Ross Clark Ross Clark

The trouble with the Tories’ ‘Family Home Tax Guarantee’

Chancellor Jeremy Hunt (Getty)

There is a very big problem with Jeremy Hunt’s Family Home Tax Guarantee, though which he promises a Conservative government would not increase the number of council tax bands, carry out a council tax revaluation, cut council tax discounts, impose capital gains tax on sales of main homes or increase the level of stamp duty. It reminds voters of all the times that the Conservatives have jacked up property taxes in the past 14 years.

No-one paid more than 4 per cent on any sale. George Osborne soon changed that

When David Cameron become Prime Minister in 2010, stamp duty was levied at 1 per cent on homes sold for between £125,000 and £250,000, 3 per cent on homes sold for between £250,000 and £500,000 and 4 per cent on homes sold for over £500,000. No-one paid more than 4 per cent on any sale. George Osborne soon changed that. In 2011, he introduced a 5 per cent rate on homes sold for over £1 million. The following year he was back again, imposing 7 per cent stamp duty on sales above £2 million. In 2014, he reformed stamp duty so that it was no longer imposed as a single rate on the entirety of a property’s value but, like income tax, was imposed in bands. While the stamp duty bill for some buyers at the bottom end of the market was reduced, those at the top found themselves paying a whacking 12 per cent marginal rate on any value above £1.5 million. From 2016, investment properties and second homes were hit with an extra 3 per cent rate of stamp duty.

From this April, councils have been granted the right to charge a 100 per cent council tax premium on second homes and properties which have been empty for more than a year. Homes which are uninhabitable while they are undergoing renovation are supposed to be exempt, though as some buyers have found they have nevertheless been hit with huge bills after buying derelict properties. The surcharge is in danger of producing the perverse outcome that more homes will remain empty – if developers wanting to do them up and sell them on are hit with large tax rises they are less likely to buy these homes in the first place.

While it is nice to know that the Chancellor is prepared to commit himself to ruling out any further rises in property taxes, his challenge to Labour to match his Family Home Tax Guarantee does raise an import issue: is it really wise for political parties to try to tie themselves down by ruling out tax rises when they have no idea of what fiscal conditions will be in a couple of years’ time?

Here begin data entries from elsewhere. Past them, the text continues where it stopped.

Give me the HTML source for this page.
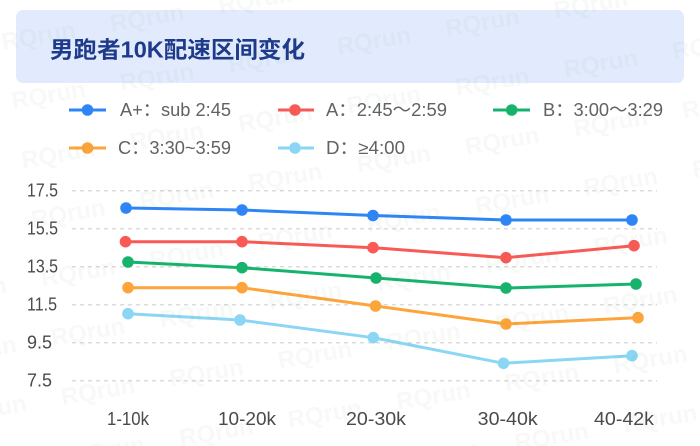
<!DOCTYPE html>
<html>
<head>
<meta charset="utf-8">
<style>
html,body{margin:0;padding:0;background:#fff;}
svg{display:block;}
</style>
</head>
<body>
<svg width="700" height="446" viewBox="0 0 700 446" xmlns="http://www.w3.org/2000/svg">
  <defs>
    <pattern id="wm" patternUnits="userSpaceOnUse" x="-5.3" y="4.8" width="110" height="60" patternTransform="rotate(-9.5)">
      <text x="0" y="45" font-family="'Liberation Sans', sans-serif" font-weight="bold" font-size="24" fill="#2a6b2a" fill-opacity="0.04">RQrun</text>
    </pattern>
  </defs>
  <rect x="0" y="0" width="700" height="446" fill="#ffffff"/>
  <!-- title box -->
  <rect x="16" y="10" width="668" height="73" rx="7" fill="#e2ebfd"/>
  <text x="50" y="57.3" font-family="'Liberation Sans','Noto Sans CJK SC',sans-serif" font-weight="bold" font-size="23" fill="#1e3a8a" textLength="255" lengthAdjust="spacingAndGlyphs">男跑者10K配速区间变化</text>

  <!-- legend -->
  <g font-family="'Liberation Sans','Noto Sans CJK SC',sans-serif" font-size="18" fill="#606266">
    <line x1="69" y1="110" x2="106" y2="110" stroke="#2e86f6" stroke-width="3"/>
    <circle cx="87.5" cy="110" r="5.8" fill="#2e86f6"/>
    <text x="120" y="116" textLength="111" lengthAdjust="spacingAndGlyphs">A+：sub 2:45</text>

    <line x1="278" y1="110" x2="314" y2="110" stroke="#f95a56" stroke-width="3"/>
    <circle cx="295" cy="110" r="5.8" fill="#f95a56"/>
    <text x="326" y="116" textLength="121" lengthAdjust="spacingAndGlyphs">A：2:45～2:59</text>

    <line x1="493" y1="110" x2="530" y2="110" stroke="#17b36d" stroke-width="3"/>
    <circle cx="511.7" cy="110" r="5.8" fill="#17b36d"/>
    <text x="543" y="116" textLength="120" lengthAdjust="spacingAndGlyphs">B：3:00～3:29</text>

    <line x1="69" y1="148" x2="106" y2="148" stroke="#fda43a" stroke-width="3"/>
    <circle cx="87.5" cy="148" r="5.8" fill="#fda43a"/>
    <text x="118" y="154" textLength="113" lengthAdjust="spacingAndGlyphs">C：3:30~3:59</text>

    <line x1="278" y1="148" x2="314" y2="148" stroke="#8bd6f5" stroke-width="3"/>
    <circle cx="295" cy="148" r="5.8" fill="#8bd6f5"/>
    <text x="326" y="154" textLength="79" lengthAdjust="spacingAndGlyphs">D：≥4:00</text>
  </g>

  <!-- grid -->
  <g stroke="#dcdcdc" stroke-width="1.5" stroke-dasharray="4 4">
    <line x1="72" y1="190.7" x2="657" y2="190.7"/>
    <line x1="72" y1="228.7" x2="657" y2="228.7"/>
    <line x1="72" y1="266.7" x2="657" y2="266.7"/>
    <line x1="72" y1="304.7" x2="657" y2="304.7"/>
    <line x1="72" y1="342.7" x2="657" y2="342.7"/>
    <line x1="72" y1="380.7" x2="657" y2="380.7"/>
  </g>

  <!-- y labels -->
  <g font-family="'Liberation Sans',sans-serif" font-size="18" fill="#4a4a4a">
    <text x="27" y="196.7" textLength="31" lengthAdjust="spacingAndGlyphs">17.5</text>
    <text x="27" y="234.7" textLength="31" lengthAdjust="spacingAndGlyphs">15.5</text>
    <text x="27" y="272.7" textLength="31" lengthAdjust="spacingAndGlyphs">13.5</text>
    <text x="27" y="310.7" textLength="30" lengthAdjust="spacingAndGlyphs">11.5</text>
    <text x="27" y="348.7" textLength="25" lengthAdjust="spacingAndGlyphs">9.5</text>
    <text x="27" y="386.7" textLength="25" lengthAdjust="spacingAndGlyphs">7.5</text>
  </g>

  <!-- x labels -->
  <g font-family="'Liberation Sans',sans-serif" font-size="18" fill="#4a4a4a" text-anchor="middle">
    <text x="128" y="425" textLength="42" lengthAdjust="spacingAndGlyphs">1-10k</text>
    <text x="247" y="425" textLength="58" lengthAdjust="spacingAndGlyphs">10-20k</text>
    <text x="376" y="425" textLength="60" lengthAdjust="spacingAndGlyphs">20-30k</text>
    <text x="507.7" y="425" textLength="60" lengthAdjust="spacingAndGlyphs">30-40k</text>
    <text x="624" y="425" textLength="60" lengthAdjust="spacingAndGlyphs">40-42k</text>
  </g>

  <!-- series -->
  <g fill="none" stroke-width="3" stroke-linejoin="round" stroke-linecap="round">
    <polyline stroke="#2e86f6" points="126,208 242,210 373,215.5 506,220 632,220"/>
    <polyline stroke="#f95a56" points="125.5,241.7 242,241.7 373,247.7 506,257.7 634,245.7"/>
    <polyline stroke="#17b36d" points="128,262 242,267.7 376,278 506,288 636,284"/>
    <polyline stroke="#fda43a" points="128,287.7 242,287.7 375.5,306 506,324 638,317.7"/>
    <polyline stroke="#8bd6f5" points="128,313.7 240,320 373.3,337.7 503.5,363.3 632,355.7"/>
  </g>
  <g>
    <g fill="#2e86f6">
      <circle cx="126" cy="208" r="5.8"/><circle cx="242" cy="210" r="5.8"/><circle cx="373" cy="215.5" r="5.8"/><circle cx="506" cy="220" r="5.8"/><circle cx="632" cy="220" r="5.8"/>
    </g>
    <g fill="#f95a56">
      <circle cx="125.5" cy="241.7" r="5.8"/><circle cx="242" cy="241.7" r="5.8"/><circle cx="373" cy="247.7" r="5.8"/><circle cx="506" cy="257.7" r="5.8"/><circle cx="634" cy="245.7" r="5.8"/>
    </g>
    <g fill="#17b36d">
      <circle cx="128" cy="262" r="5.8"/><circle cx="242" cy="267.7" r="5.8"/><circle cx="376" cy="278" r="5.8"/><circle cx="506" cy="288" r="5.8"/><circle cx="636" cy="284" r="5.8"/>
    </g>
    <g fill="#fda43a">
      <circle cx="128" cy="287.7" r="5.8"/><circle cx="242" cy="287.7" r="5.8"/><circle cx="375.5" cy="306" r="5.8"/><circle cx="506" cy="324" r="5.8"/><circle cx="638" cy="317.7" r="5.8"/>
    </g>
    <g fill="#8bd6f5">
      <circle cx="128" cy="313.7" r="5.8"/><circle cx="240" cy="320" r="5.8"/><circle cx="373.3" cy="337.7" r="5.8"/><circle cx="503.5" cy="363.3" r="5.8"/><circle cx="632" cy="355.7" r="5.8"/>
    </g>
  </g>

  <!-- watermark overlay -->
  <rect x="0" y="0" width="700" height="446" fill="url(#wm)"/>
</svg>
</body>
</html>
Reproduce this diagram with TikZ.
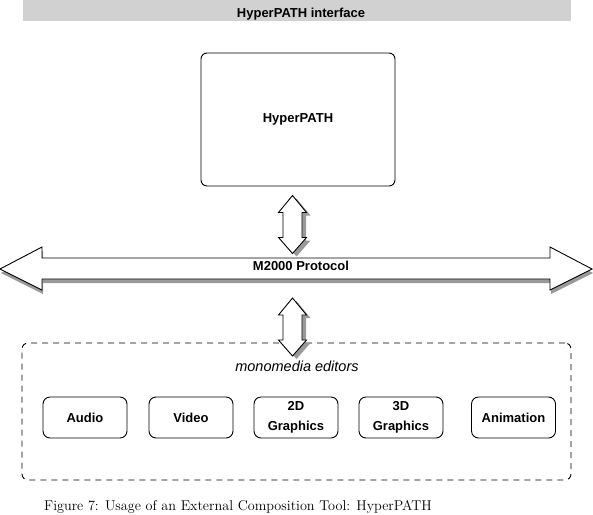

The pandemic and the 2008/09 financial crisis dramatically changed the public finances in ways which could not have been foreseen at the preceding elections. The last thing that a government needs in such circumstances is to be thwarted by manifesto promises.

Moreover, would it really be such a bad thing if, say, the next government introduced extra council tax bands? At the moment, we have the absurd situation where the owner of a 12 bedroom mansion in Central London can pay less council tax than the owner of a flat in Blackpool (this year a band H property in Westminster will be liable for a bill of £1946, less than the £2024 due on a band C property in Blackpool). If a Starmer government were to reform the council tax system so that bills are more proportional to a property’s value, many people would consider that a good idea.   

Neither would it be unfair if the burden of taxation were to fall a little more heavily on existing homeowners through council tax and a lot less heavily on homebuyers through stamp duty. The latter is a tax on mobility which is helping to discourage people from moving around the country to look for better work – something you might think the government ought to be encouraging. The present government has been guilty of greatly increasing the tax burden on homebuyers. But by now trying to freeze the system of property taxes as it is, Hunt is attempting to rule out what could be sensible reforms.